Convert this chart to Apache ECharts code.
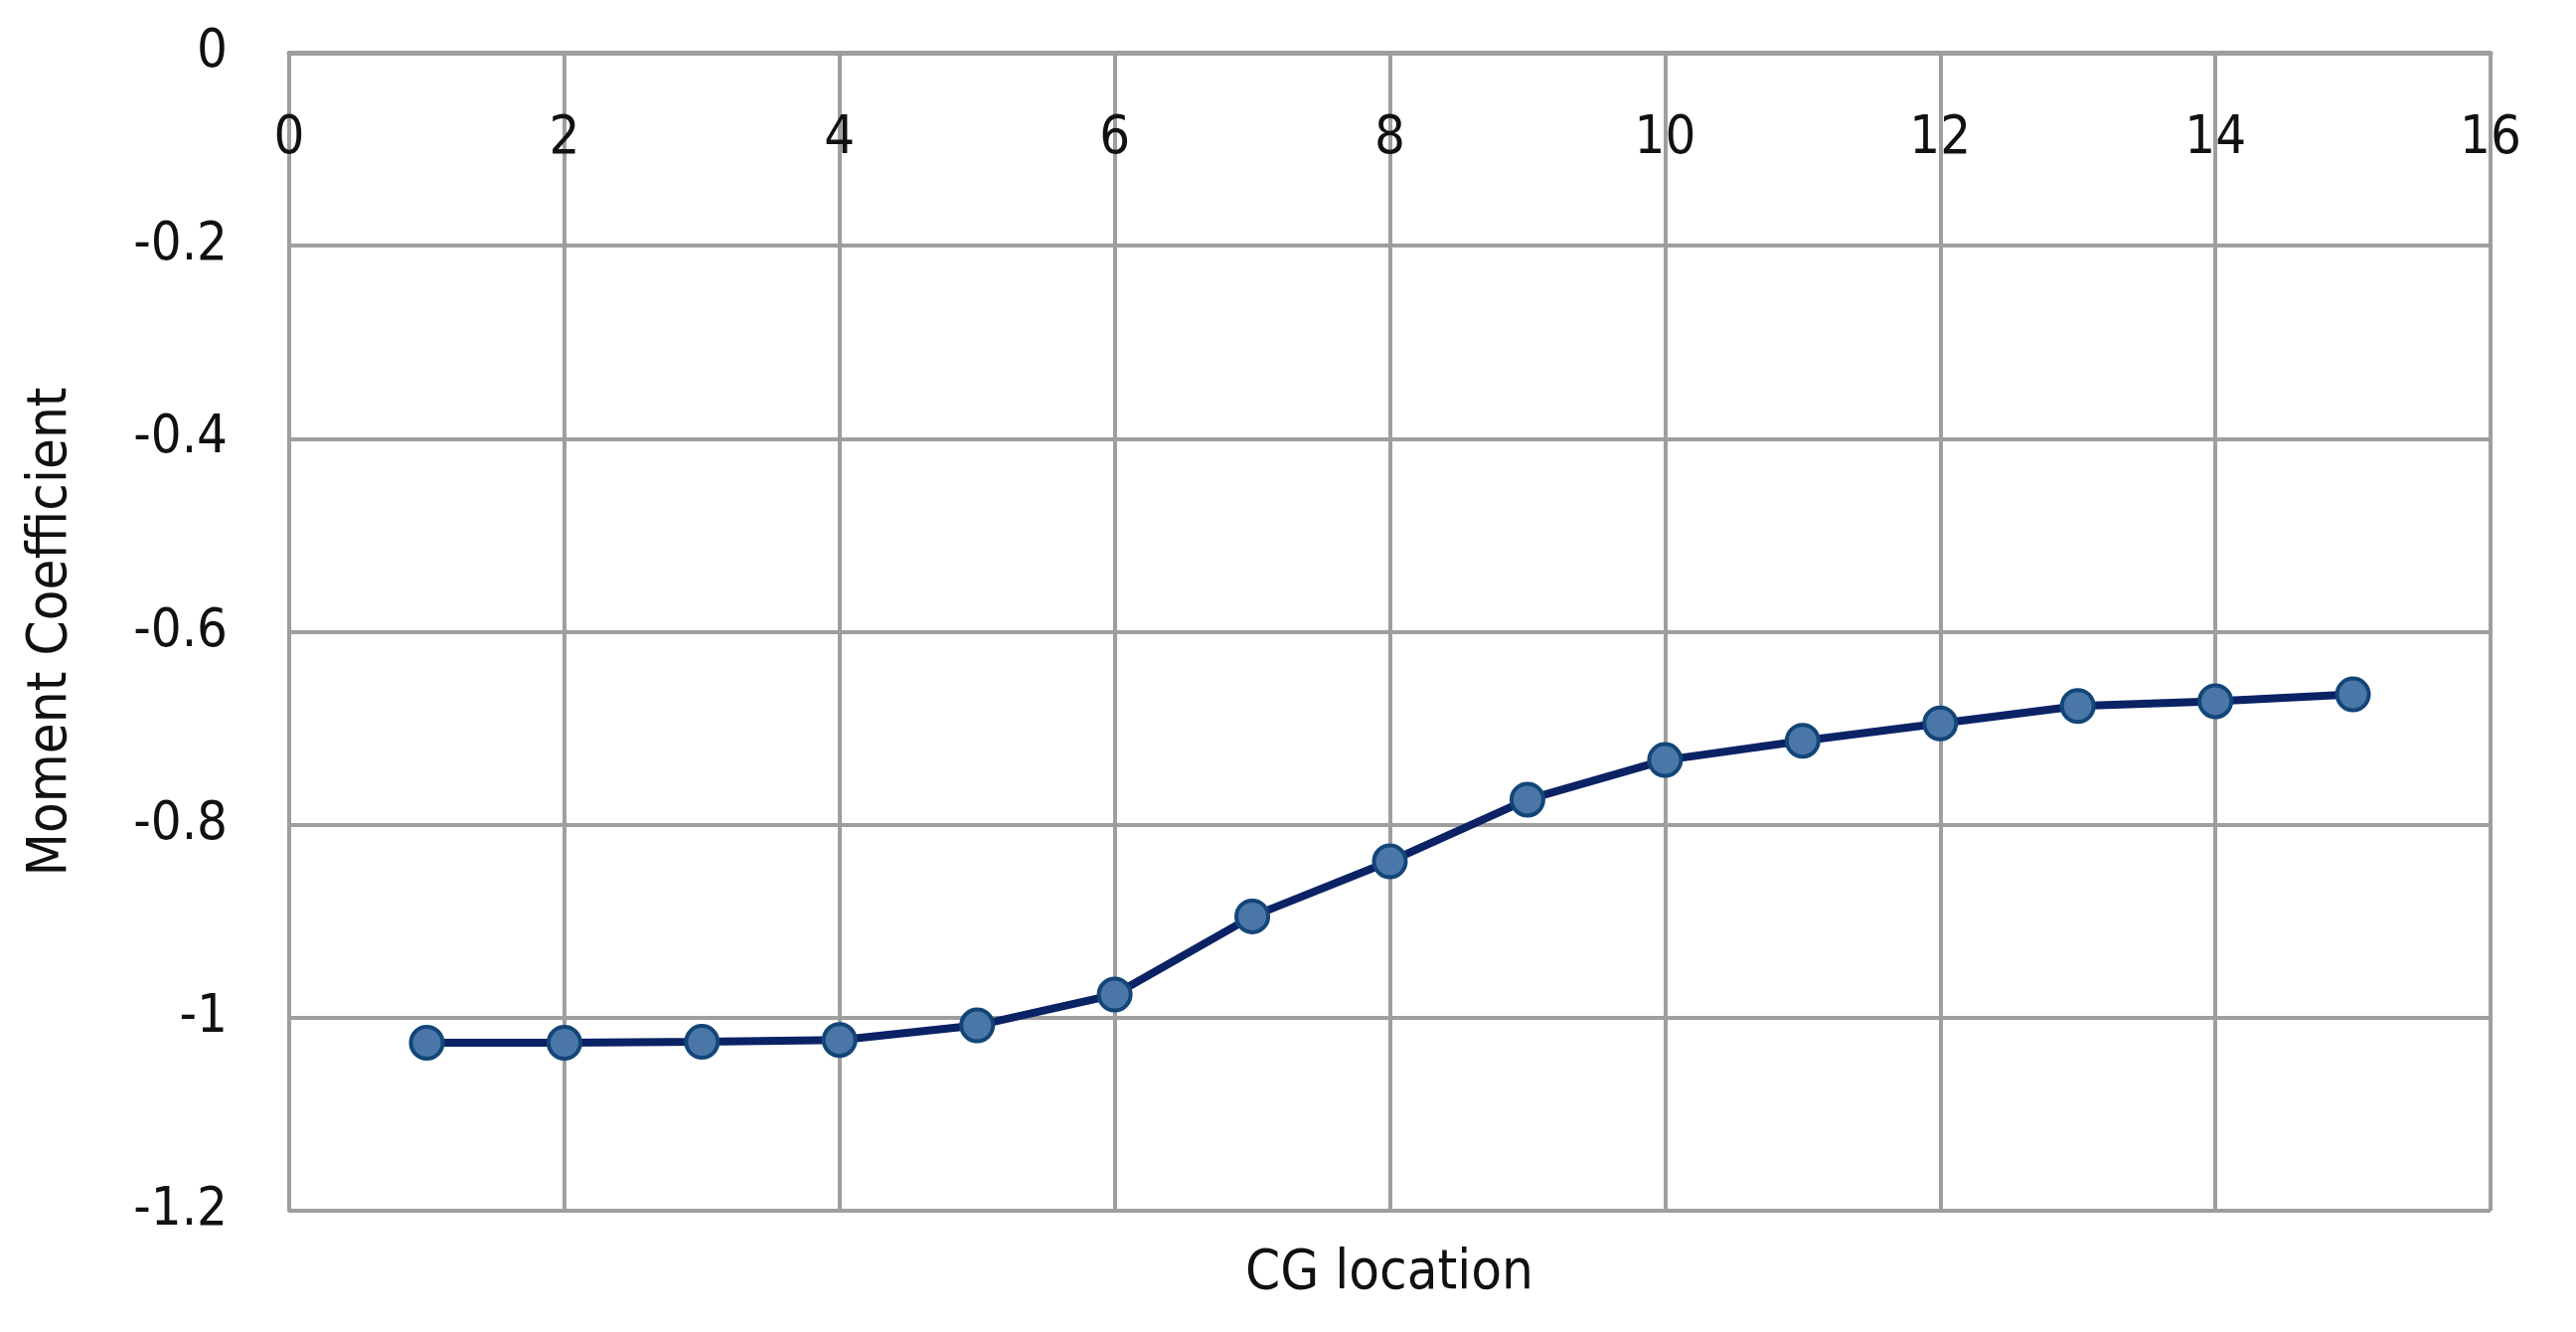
<!DOCTYPE html>
<html>
<head>
<meta charset="utf-8">
<script src="https://cdn.jsdelivr.net/npm/echarts@6/dist/echarts.min.js"></script>
<style>
  html, body { margin: 0; padding: 0; background: #fff; }
  #chart { width: 2592px; height: 1340px; }
</style>
</head>
<body>
<div id="chart"></div>
<script>
// CG location index and moment coefficient
const cgLocation = [1, 2, 3, 4, 5, 6, 7, 8, 9, 10, 11, 12, 13, 14, 15];
const momentCoef = [-1.026, -1.026, -1.025, -1.023, -1.008, -0.976, -0.895, -0.838, -0.774, -0.733, -0.713, -0.695, -0.677, -0.672, -0.665];

const xName = 'CG location';
const yName = 'Moment Coefficient';

const font = "'Liberation Sans Narrow', 'DejaVu Sans Condensed', 'Open Sans', sans-serif";
const gridColor = '#9e9e9e';
const textColor = '#111';

const chart = echarts.init(document.getElementById('chart'));

chart.setOption({
    animation: false,
    backgroundColor: '#fff',
    grid: { left: 291, right: 86, top: 53, bottom: 122 },
    xAxis: {
        type: 'value',
        position: 'top',
        min: 0, max: 16, interval: 2,
        axisLine: { show: true, lineStyle: { color: gridColor, width: 5 } },
        axisTick: { show: false },
        axisLabel: {
            inside: true, margin: 60,
            fontFamily: font, fontSize: 54, color: textColor
        },
        splitLine: { show: true, lineStyle: { color: gridColor, width: 4 } }
    },
    yAxis: {
        type: 'value',
        min: -1.2, max: 0, interval: 0.2,
        name: yName,
        nameLocation: 'middle',
        nameRotate: 90,
        nameGap: 212,
        nameTextStyle: { fontFamily: font, fontSize: 56, color: textColor },
        axisLine: { show: true, lineStyle: { color: gridColor, width: 4 } },
        axisTick: { show: false },
        axisLabel: {
            margin: 62,
            fontFamily: font, fontSize: 54, color: textColor,
            formatter: v => String(Math.round(v * 10) / 10)
        },
        splitLine: { show: true, lineStyle: { color: gridColor, width: 4 } }
    },
    graphic: [{
        type: 'text',
        x: 1398, y: 1281,
        style: {
            text: xName,
            fontFamily: font, fontSize: 56, fill: textColor,
            align: 'center', verticalAlign: 'middle'
        }
    }],
    series: [{
        type: 'line',
        data: cgLocation.map((x, i) => [x, momentCoef[i]]),
        symbol: 'circle',
        symbolSize: 32,
        lineStyle: { color: '#0b2265', width: 8 },
        itemStyle: { color: '#4b77a8', borderColor: '#134678', borderWidth: 4 }
    }]
});
</script>
</body>
</html>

____________________

- Objective: Output a faithful copy of the data, with each picture left out.

- Response below:
Convert this chart to Apache ECharts code.
<!DOCTYPE html>
<html>
<head>
<meta charset="utf-8">
<script src="https://cdn.jsdelivr.net/npm/echarts@6/dist/echarts.min.js"></script>
<style>
  html, body { margin: 0; padding: 0; background: #fff; }
  #chart { width: 2592px; height: 1340px; }
</style>
</head>
<body>
<div id="chart"></div>
<script>
// CG location index and moment coefficient
const cgLocation = [1, 2, 3, 4, 5, 6, 7, 8, 9, 10, 11, 12, 13, 14, 15];
const momentCoef = [-1.026, -1.026, -1.025, -1.023, -1.008, -0.976, -0.895, -0.838, -0.774, -0.733, -0.713, -0.695, -0.677, -0.672, -0.665];

const xName = 'CG location';
const yName = 'Moment Coefficient';

const font = "'Liberation Sans Narrow', 'DejaVu Sans Condensed', 'Open Sans', sans-serif";
const gridColor = '#9e9e9e';
const textColor = '#111';

const chart = echarts.init(document.getElementById('chart'));

chart.setOption({
    animation: false,
    backgroundColor: '#fff',
    grid: { left: 291, right: 86, top: 53, bottom: 122 },
    xAxis: {
        type: 'value',
        position: 'top',
        min: 0, max: 16, interval: 2,
        axisLine: { show: true, lineStyle: { color: gridColor, width: 5 } },
        axisTick: { show: false },
        axisLabel: {
            inside: true, margin: 60,
            fontFamily: font, fontSize: 54, color: textColor
        },
        splitLine: { show: true, lineStyle: { color: gridColor, width: 4 } }
    },
    yAxis: {
        type: 'value',
        min: -1.2, max: 0, interval: 0.2,
        name: yName,
        nameLocation: 'middle',
        nameRotate: 90,
        nameGap: 212,
        nameTextStyle: { fontFamily: font, fontSize: 56, color: textColor },
        axisLine: { show: true, lineStyle: { color: gridColor, width: 4 } },
        axisTick: { show: false },
        axisLabel: {
            margin: 62,
            fontFamily: font, fontSize: 54, color: textColor,
            formatter: v => String(Math.round(v * 10) / 10)
        },
        splitLine: { show: true, lineStyle: { color: gridColor, width: 4 } }
    },
    graphic: [{
        type: 'text',
        x: 1398, y: 1281,
        style: {
            text: xName,
            fontFamily: font, fontSize: 56, fill: textColor,
            align: 'center', verticalAlign: 'middle'
        }
    }],
    series: [{
        type: 'line',
        data: cgLocation.map((x, i) => [x, momentCoef[i]]),
        symbol: 'circle',
        symbolSize: 32,
        lineStyle: { color: '#0b2265', width: 8 },
        itemStyle: { color: '#4b77a8', borderColor: '#134678', borderWidth: 4 }
    }]
});
</script>
</body>
</html>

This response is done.